◆ **Task description**:
Only the lines from the start of the data through the line containing "const colors = ['#5cb947', '#fbb731', '#5e9ed6'];" should be written out, exactly as they are, with both ends included and the pictures left out.
╔══
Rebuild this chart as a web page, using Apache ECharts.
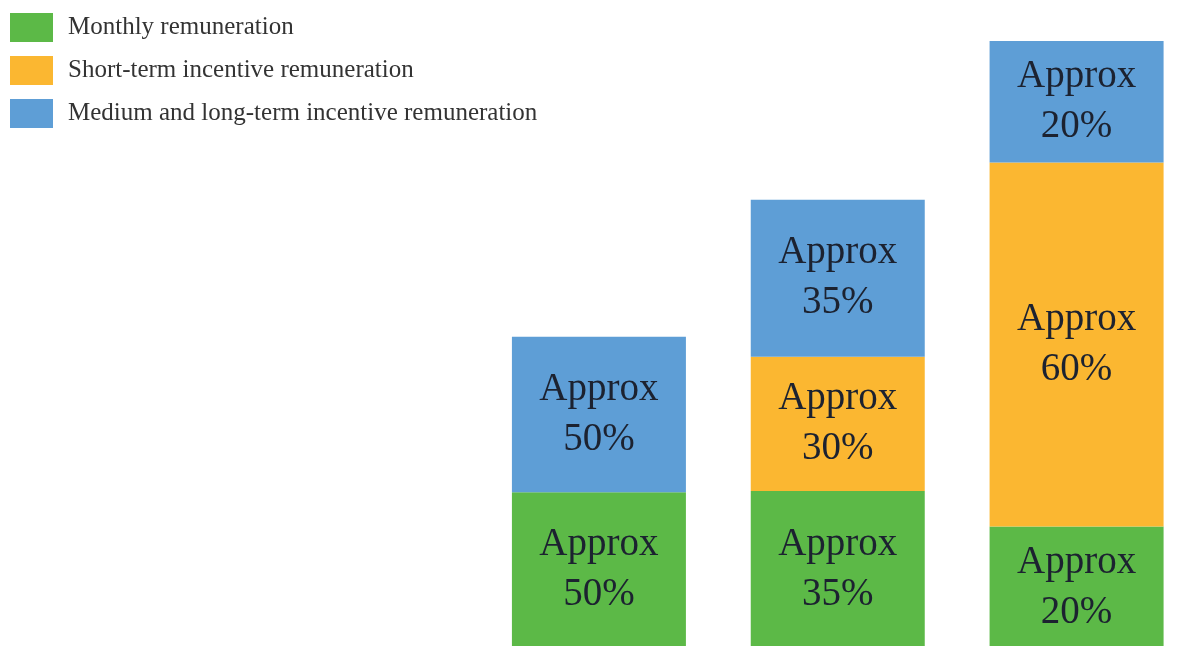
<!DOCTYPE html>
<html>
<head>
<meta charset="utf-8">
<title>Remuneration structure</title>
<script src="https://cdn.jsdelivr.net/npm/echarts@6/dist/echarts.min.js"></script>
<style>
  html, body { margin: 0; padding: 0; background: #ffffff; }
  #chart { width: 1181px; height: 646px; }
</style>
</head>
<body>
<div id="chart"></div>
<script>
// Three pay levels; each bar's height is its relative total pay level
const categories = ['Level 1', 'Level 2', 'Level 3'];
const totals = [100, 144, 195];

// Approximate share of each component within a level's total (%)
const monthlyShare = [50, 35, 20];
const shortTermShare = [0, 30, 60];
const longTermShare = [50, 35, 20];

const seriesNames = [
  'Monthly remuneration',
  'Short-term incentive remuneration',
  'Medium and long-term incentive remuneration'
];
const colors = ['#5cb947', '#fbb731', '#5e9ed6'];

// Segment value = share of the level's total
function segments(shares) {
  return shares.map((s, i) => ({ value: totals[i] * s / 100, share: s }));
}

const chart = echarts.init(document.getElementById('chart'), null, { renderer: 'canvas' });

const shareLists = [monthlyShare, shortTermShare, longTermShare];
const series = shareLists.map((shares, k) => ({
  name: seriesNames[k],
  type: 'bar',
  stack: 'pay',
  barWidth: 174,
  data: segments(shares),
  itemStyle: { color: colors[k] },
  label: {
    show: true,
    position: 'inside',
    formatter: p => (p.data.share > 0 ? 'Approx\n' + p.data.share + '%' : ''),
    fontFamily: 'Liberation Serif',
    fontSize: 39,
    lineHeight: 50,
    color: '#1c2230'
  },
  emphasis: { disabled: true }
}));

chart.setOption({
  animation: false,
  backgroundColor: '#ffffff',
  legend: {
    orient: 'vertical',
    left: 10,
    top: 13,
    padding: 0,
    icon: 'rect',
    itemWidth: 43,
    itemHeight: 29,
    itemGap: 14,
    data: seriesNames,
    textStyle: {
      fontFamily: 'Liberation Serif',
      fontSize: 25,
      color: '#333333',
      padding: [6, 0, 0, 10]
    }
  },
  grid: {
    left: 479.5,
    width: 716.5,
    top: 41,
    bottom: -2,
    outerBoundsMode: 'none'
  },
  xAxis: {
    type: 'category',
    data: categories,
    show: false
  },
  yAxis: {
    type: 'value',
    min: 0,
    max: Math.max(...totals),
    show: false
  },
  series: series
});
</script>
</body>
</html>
╚══
◆ **Full solution**:
Rebuild this chart as a web page, using Apache ECharts.
<!DOCTYPE html>
<html>
<head>
<meta charset="utf-8">
<title>Remuneration structure</title>
<script src="https://cdn.jsdelivr.net/npm/echarts@6/dist/echarts.min.js"></script>
<style>
  html, body { margin: 0; padding: 0; background: #ffffff; }
  #chart { width: 1181px; height: 646px; }
</style>
</head>
<body>
<div id="chart"></div>
<script>
// Three pay levels; each bar's height is its relative total pay level
const categories = ['Level 1', 'Level 2', 'Level 3'];
const totals = [100, 144, 195];

// Approximate share of each component within a level's total (%)
const monthlyShare = [50, 35, 20];
const shortTermShare = [0, 30, 60];
const longTermShare = [50, 35, 20];

const seriesNames = [
  'Monthly remuneration',
  'Short-term incentive remuneration',
  'Medium and long-term incentive remuneration'
];
const colors = ['#5cb947', '#fbb731', '#5e9ed6'];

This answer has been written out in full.